Musicians: Small Muscle Athletes

By: Beth Deininger ,violinist, instructor at The Lesson Studio

When most people think of athletes, they think of professional baseball, football, soccer, and basketball players.  But what most people don’t associate with the word athlete is musicians-but you should!  Musicians train, sometimes up to 8 hours a day, learning techniques and performance practices much like sports athletes attend practices, personal training, and strategy.

So why are musicians called small muscle athletes?  Think about it.  Most instruments require subtle, precise movements in order to create the best results both technically and musically.  Woodwinds, brass, piano, guitar, and strings all have small movements that involve their hands, fingers, and fingertips.  A violin etude could be likened to the football exercise with tires laid on the field, timing how quickly you can run through them.  With that etude, we are trying to see how quickly and accurately we can navigate a course.

Another similarity to think about is performance.  What do sports athletes do? They perform under pressure, hopefully at their most optimum level.  Isn’t that similar to what musicians do?  We practice our songs and pieces, with an ultimate goal of performing them.  We may have the pressure of performing in front of one, or in front of thousands.  Both athletes and musicians train for performances, constantly honing their mental and physical talents.

So whether you are training for a regional game or orchestra placement, it is important to treat your body in the same way.  Stretches, strengthening exercises, and frequent breaks are all important.  When you practice, you should treat your body and mind as if you were out training on the field.  So let’s break down the above three categories-

Stretches:  Stretching is imperative at the beginning, middle, and end of any playing/practicing session.  Find out what muscles or areas of your body you use most when playing, and stretch them frequently.  Most music related injuries are a result of too much tension in our muscles.  One great stretch to try is placing your hand palm down onto a wall, and then lean your arm forward.  You should feel a stretch down your entire arm.  Remember that stretches need to be held for 30 seconds in order to be effective. Whatever you do, DON’T pulsate back and forth on a stretch!!!
For other musician related stretches visit this website: http://www.musicianshealth.com/stretches.htm

Strengthening Exercises:  Like all athletes, we are trying to strengthen certain muscle groups and generally become more agile.  For strengthening exercises, it is best to ask your private teacher, who will know what muscle areas are liable to be weakest and which will need the most attention.   By acknowledging that we all have weak spots in our overall strength, we have already taken the step to becoming a more successful musician.

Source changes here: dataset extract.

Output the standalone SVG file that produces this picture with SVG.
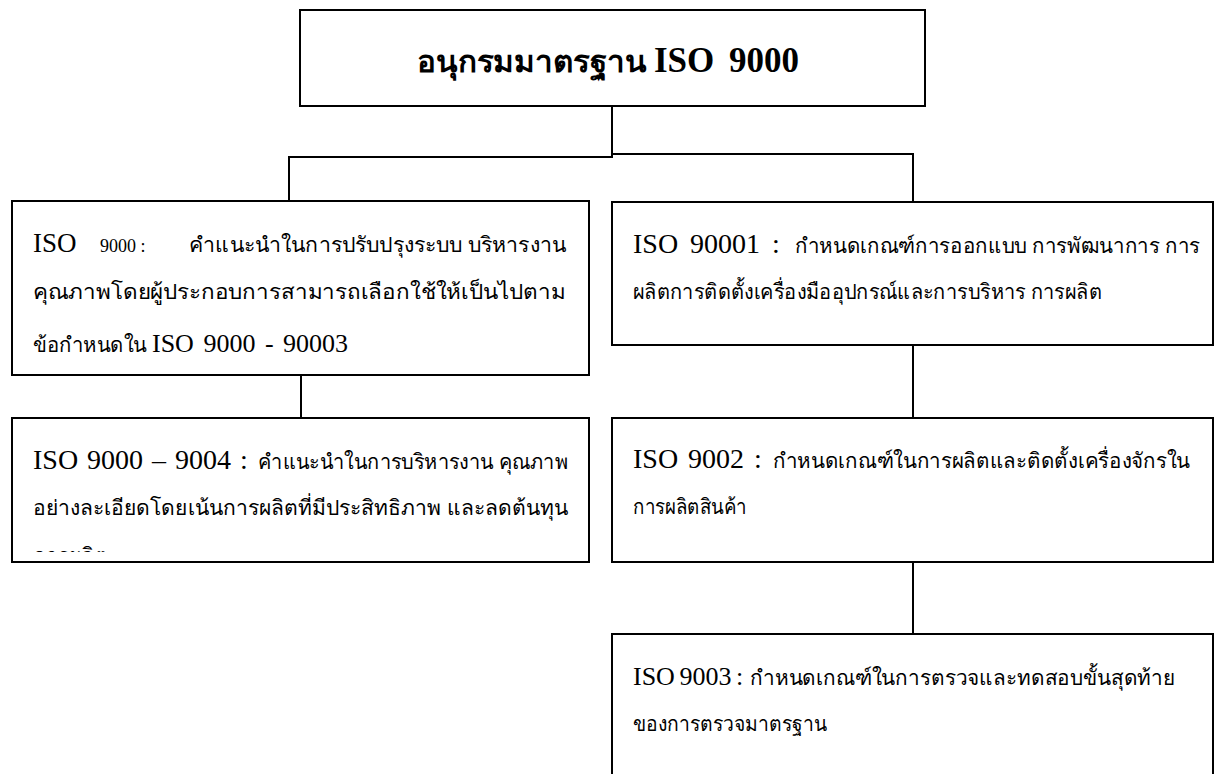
<svg xmlns="http://www.w3.org/2000/svg" width="1216" height="774" viewBox="0 0 1216 774">
<style>
.box{fill:#fff;stroke:#000;stroke-width:2}
.ln{fill:none;stroke:#000;stroke-width:2}
.lat{font-family:"Liberation Serif","DejaVu Serif",serif;fill:#000}
.th{font-family:"Liberation Serif","DejaVu Serif",serif;font-size:21px;fill:#000}
.title{font-family:"Liberation Serif","DejaVu Serif",serif;font-weight:bold;fill:#000}
</style>
<defs>
<clipPath id="clipL2"><rect x="12" y="418" width="577" height="134"/></clipPath>
<clipPath id="clipR3"><rect x="612" y="634" width="601" height="140"/></clipPath>
</defs>
<g id="connectors">
<polyline class="ln" points="612,106 612,157 289,157 289,201"/>
<polyline class="ln" points="612,154 913,154 913,202"/>
<line class="ln" x1="301" y1="375" x2="301" y2="418"/>
<line class="ln" x1="913" y1="345" x2="913" y2="418"/>
<line class="ln" x1="913" y1="562" x2="913" y2="634"/>
</g>
<g id="top">
<rect class="box" x="300" y="10" width="625" height="96"/>
<text class="title" x="417" y="72" font-size="30" textLength="230" lengthAdjust="spacingAndGlyphs">อนุกรมมาตรฐาน</text>
<text class="title" x="654" y="72" font-size="35" word-spacing="6">ISO 9000</text>
</g>
<g id="L1">
<rect class="box" x="12" y="201" width="577" height="174"/>
<text class="lat" x="33" y="252" font-size="27">ISO</text>
<text class="lat" x="100" y="252" font-size="18">9000 :</text>
<text class="th" x="189" y="252" textLength="377" lengthAdjust="spacingAndGlyphs">คำแนะนำในการปรับปรุงระบบ บริหารงาน</text>
<text class="th" x="33" y="299" textLength="533" lengthAdjust="spacingAndGlyphs">คุณภาพโดยผู้ประกอบการสามารถเลือกใช้ให้เป็นไปตาม</text>
<text class="th" x="33" y="352" textLength="114" lengthAdjust="spacingAndGlyphs">ข้อกำหนดใน</text>
<text class="lat" x="152" y="352" font-size="26" word-spacing="3">ISO 9000 - 90003</text>
</g>
<g id="L2">
<rect class="box" x="12" y="418" width="577" height="144"/>
<g clip-path="url(#clipL2)">
<text class="lat" x="33" y="469" font-size="28" word-spacing="2">ISO 9000 – 9004 :</text>
<text class="th" x="258" y="469" textLength="310" lengthAdjust="spacingAndGlyphs">คำแนะนำในการบริหารงาน คุณภาพ</text>
<text class="th" x="33" y="515" textLength="535" lengthAdjust="spacingAndGlyphs">อย่างละเอียดโดยเน้นการผลิตที่มีประสิทธิภาพ และลดต้นทุน</text>
<text class="th" x="33" y="563">การผลิต</text>
</g>
</g>
<g id="R1">
<rect class="box" x="612" y="202" width="601" height="143"/>
<text class="lat" x="633" y="253" font-size="28" word-spacing="5">ISO 90001 :</text>
<text class="th" x="795" y="253" textLength="405" lengthAdjust="spacingAndGlyphs">กำหนดเกณฑ์การออกแบบ การพัฒนาการ การ</text>
<text class="th" x="633" y="299" textLength="469" lengthAdjust="spacingAndGlyphs">ผลิตการติดตั้งเครื่องมืออุปกรณ์และการบริหาร การผลิต</text>
</g>
<g id="R2">
<rect class="box" x="612" y="418" width="601" height="144"/>
<text class="lat" x="633" y="468" font-size="28" word-spacing="3">ISO 9002 :</text>
<text class="th" x="773" y="468" textLength="417" lengthAdjust="spacingAndGlyphs">กำหนดเกณฑ์ในการผลิตและติดตั้งเครื่องจักรใน</text>
<text class="th" x="633" y="514" textLength="114" lengthAdjust="spacingAndGlyphs">การผลิตสินค้า</text>
</g>
<g id="R3">
<rect class="box" x="612" y="634" width="601" height="160"/>
<g clip-path="url(#clipR3)">
<text class="lat" x="633" y="685" font-size="26" word-spacing="-2">ISO 9003 :</text>
<text class="th" x="750" y="685" textLength="425" lengthAdjust="spacingAndGlyphs">กำหนดเกณฑ์ในการตรวจและทดสอบขั้นสุดท้าย</text>
<text class="th" x="633" y="731" textLength="194" lengthAdjust="spacingAndGlyphs">ของการตรวจมาตรฐาน</text>
</g>
</g>
</svg>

Frequent Breaks:  I cannot stress this last topic enough.  In a world where we are all constantly running here and there, it is important that we give our brain time to focus on whatever task we have at hand.  With practicing, quality is always more important than quantity.  I can practice poorly for two hours each day, or practice with intense focus for one hour each day and make more progress.  A general rule in music practicing is that we need a ten minute break for every hour of practice that we do (we call it the fifty minute hour). So if you practiced for an hour, you would play twenty minutes, take ten minutes off, and then play for thirty more minutes.  If you only practice for thirty minutes, play for ten, take five minutes to refocus and rest, and then practice another fifteen.  You will find that your practice sessions will be so much more rewarding when you give your mind time to focus.

Now that you know that you are a small muscle athlete, get out there and stretch, strengthen, and ALWAYS take time to give your brain a break!